Sa finalité ne serait qu'esthétique. L'ornement est destiné au beau, et donc à rendre notre perception de l'objet plus satisfaisante (selon une conception kantienne).
Dans l'histoire de l'art et du design, on s'est beaucoup intéressé à la notion de beauté, tout en voulant globalement se débarrasser de l'ornement. Ce fut particulièrement le cas à l'époque du mouvement moderne. En 1908, Adolf Loos va même publier un ouvrage visant à rompre définitivement avec ce principe : Ornement et crime. Il est donc évident que ces deux termes ont voulu être dissociés l'un de l'autre : un objet, ou une architecture peut être perçue comme esthétique, sans pour autant être orné, mais un ornement peut-il être perçu autrement que par sa dimension superflue et esthétique ?

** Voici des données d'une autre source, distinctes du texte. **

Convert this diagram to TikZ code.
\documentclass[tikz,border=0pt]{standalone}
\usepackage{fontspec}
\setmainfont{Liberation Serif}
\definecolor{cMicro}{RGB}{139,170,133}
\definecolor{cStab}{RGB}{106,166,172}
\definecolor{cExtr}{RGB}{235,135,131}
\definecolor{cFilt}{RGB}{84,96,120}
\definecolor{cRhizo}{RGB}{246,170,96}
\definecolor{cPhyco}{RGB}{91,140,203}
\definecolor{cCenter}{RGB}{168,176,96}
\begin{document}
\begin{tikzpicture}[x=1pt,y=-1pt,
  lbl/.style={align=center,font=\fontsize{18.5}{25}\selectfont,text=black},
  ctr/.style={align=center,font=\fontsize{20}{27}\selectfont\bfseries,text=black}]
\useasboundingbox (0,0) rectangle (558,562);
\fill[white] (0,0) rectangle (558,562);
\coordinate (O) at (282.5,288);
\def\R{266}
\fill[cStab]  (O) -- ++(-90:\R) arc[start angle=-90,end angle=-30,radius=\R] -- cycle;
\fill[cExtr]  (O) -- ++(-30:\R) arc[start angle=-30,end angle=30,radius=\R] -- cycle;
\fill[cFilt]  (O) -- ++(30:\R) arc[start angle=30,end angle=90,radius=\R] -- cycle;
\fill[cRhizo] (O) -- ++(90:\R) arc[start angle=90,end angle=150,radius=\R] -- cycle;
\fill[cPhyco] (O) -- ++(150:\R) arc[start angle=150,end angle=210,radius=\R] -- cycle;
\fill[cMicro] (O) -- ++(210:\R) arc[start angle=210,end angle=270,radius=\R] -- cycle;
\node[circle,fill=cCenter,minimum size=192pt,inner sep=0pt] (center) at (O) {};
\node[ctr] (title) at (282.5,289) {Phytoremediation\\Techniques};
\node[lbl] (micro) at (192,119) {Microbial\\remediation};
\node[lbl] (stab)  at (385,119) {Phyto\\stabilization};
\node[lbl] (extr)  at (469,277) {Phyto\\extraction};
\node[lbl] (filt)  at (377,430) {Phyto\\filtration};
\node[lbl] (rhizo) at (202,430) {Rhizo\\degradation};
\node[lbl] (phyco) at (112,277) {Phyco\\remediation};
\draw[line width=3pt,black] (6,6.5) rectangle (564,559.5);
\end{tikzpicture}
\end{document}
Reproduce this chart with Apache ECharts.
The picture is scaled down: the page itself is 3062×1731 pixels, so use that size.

Les artistes de l'art nouveau ont voulu donner un nouveau souffle à l'ornement, accompagné d'une toute nouvelle fonction. En effet, à travers un vocabulaire floral et végétal, ces artistes ont développé un ornement à visée synthétique, qui servirait à «résumer l'ensemble8». Les travaux d'Henry Van de Velde sont caractéristiques de ce mouvement de pensée. L'ornement a valeur fonctionnelle et structurelle est alors adopté.
Il est alors évident que cette période a été le fruit d'une tentative de revalorisation de l'ornement, mais sans pour autant s\'intéresser à sa dimension esthétique : n'est-ce pas là une façon de dissimuler l'essence même de l'ornement pour tenter de satisfaire une sorte de pensée moderne générale? Il me semble qu'il s'agit davantage d'une démarche de camouflage que de revalorisation.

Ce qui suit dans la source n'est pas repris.